Y si las cosas no cambian radicalmente en los próximos meses -cosa muy improbable-, el príncipe ya no presidirá desde la cúspide de una nación clave en el mercado de los hidrocarburos, sino desde la de un reino con un balance fiscal tan o más negativo que el de cualquier país tercermundista.

Porque a causa de una mal avenida OPEP y una desafortunada gestión de Riad en el desplome de los hidrocarburos, Arabia Saudí ha visto cómo sus exportaciones de petróleo han disminuido un 30% y al mismo tiempo que el precio del crudo se ha reducido un 50%. A esta enorme pérdida de ingresos hay que sumar que la pandemia anulará muy probablemente este año la tradicional peregrinación musulmana a la Meca, cuyos dos millones de fieles aportan año tras año cerca del 20% del PIB saudí.

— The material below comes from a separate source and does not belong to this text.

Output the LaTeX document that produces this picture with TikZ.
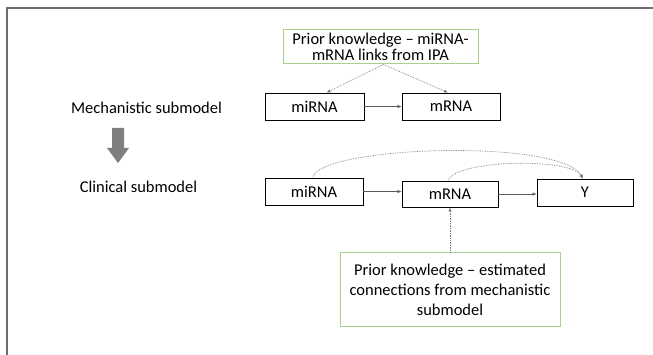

Toda esta merma financiera se produce justo cuando Bin Salman está emprendiendo una reforma profunda de la sociedad, en la que el crecimiento demográfico enfrenta a la juventud actual con un porvenir de paro perpetuo y el consiguiente descontento. A diferencia de su gran rival en el mundo islámico -Irán- Arabia Saudí carece de una economía diversificada y una industrialización importante capaces de absorber por lo menos en parte a las nuevas generaciones

La guinda de ese pastel de contratiempos saudíes la pone la Turquía de Erdogan, cuyas pretensiones de erigirse en potencia hegemónica del mundo islámico se ven alentadas por el obligado retroceso -por causas económicas- del protagonismo que ha ven ido teniendo Riad en los últimos lustros.